Recentemente foram notícia os despejos de ocupantes de habitação social. A habitação social ilegalmente ocupada, e não a respectiva desocupação, não é injusta. O que é imoral é que alguns se aproveitem deste episódio para fazer política oportunista. Cada casa ocupada abusivamente priva uma família com necessidade de habitação de dela dispor.
Ninguém, de ânimo leve, coloca pessoas fora de uma casa. Em Lisboa, cerca de 800 fogos municipais estão ocupados abusivamente. São situações que se arrastam há anos sem que a Câmara Municipal resolva o problema. Por outro lado, cerca de 6.000 famílias aguardam, também há anos, por uma habitação social, reunindo as condições para o seu acesso em virtude das suas circunstâncias socias e económicas, sem que a Câmara Municipal seja capaz de dar uma resposta a estas necessidades.

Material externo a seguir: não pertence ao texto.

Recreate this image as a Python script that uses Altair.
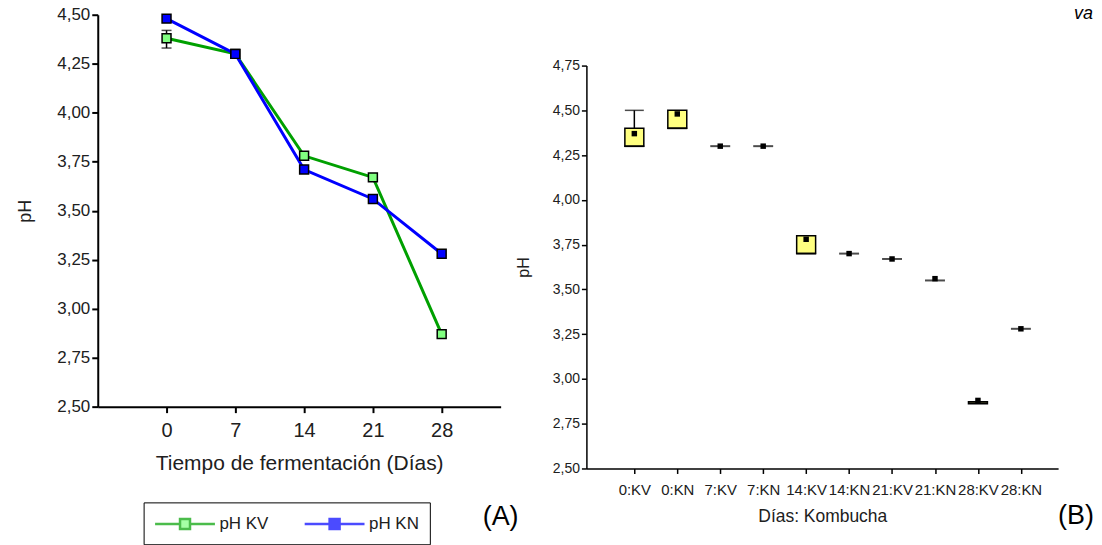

A habitação é um dos problemas centrais em Lisboa. Por um lado, o acesso à habitação é fortemente condicionado pelos elevadíssimos preços que tornam quase inviável a sua aquisição pelos jovens em início de carreira ou até pelas famílias da classe média. Por outro lado, o mercado de arrendamento continua a ser escasso, fruto da instabilidade das regras aplicadas que não promovem a confiança necessária para o investimento neste setor. No entanto, em Lisboa, estão identificados cerca de 48.000 fogos devolutos.
A Câmara de Lisboa não tem sido capaz de contribuir para uma resposta eficaz para o problema do acesso à habitação. Nos últimos anos, a promessa de 6.000 novos fogos para o Programa de Renda Acessível ficou por concretizar e conta ainda, no seu património, com cerca de 2.000 fogos devolutos, que deveriam contribuir para a oferta de habitação na cidade.
No setor da habitação social, a situação da capital é inaceitável, pela incapacidade de assegurar o cumprimento de regras, o que contribui para o avolumar das listas de espera. A GEBALIS – empresa municipal que gere os chamados Bairros Sociais — é responsável por cerca de 22.000 fogos. Destes, cerca de 1.400 estão devolutos. Na sequência das recentes notícias sobre os despejos, tornou-se público que se foram acumulando situações de ocupação abusiva de casas, sem que se tenha garantido a legalidade. Do universo de contratos arrendamento (renda apoiada), cujo valor é calculado em função do rendimento dos agregados e ajustado sempre que se verificam alterações, existem 9.000 com rendas em atraso, apenas 3.000 com acordos de pagamento, dos quais 2.000 não são cumpridos.
Cada habitação municipal ocupada abusivamente corresponde a uma família, em tantas situações com crianças, que permanece sem condições condignas. Em Lisboa são 800 casas ocupadas ilegalmente a que correspondem 800 famílias que necessitam, que têm direito a uma habitação municipal e que vivem em condições sub-humanas.
O universo da habitação municipal envolve questões sociais delicadas que devem ser acompanhadas, quer de quem ocupa ilegalmente estas casas, quer de quem tem direito às mesmas. Mas a legalidade do seu usufruto tem de ser assegurada sob pena de se contribuir para uma dupla injustiça – na ocupação abusiva e na privação da sua legítima (e necessária) utilização.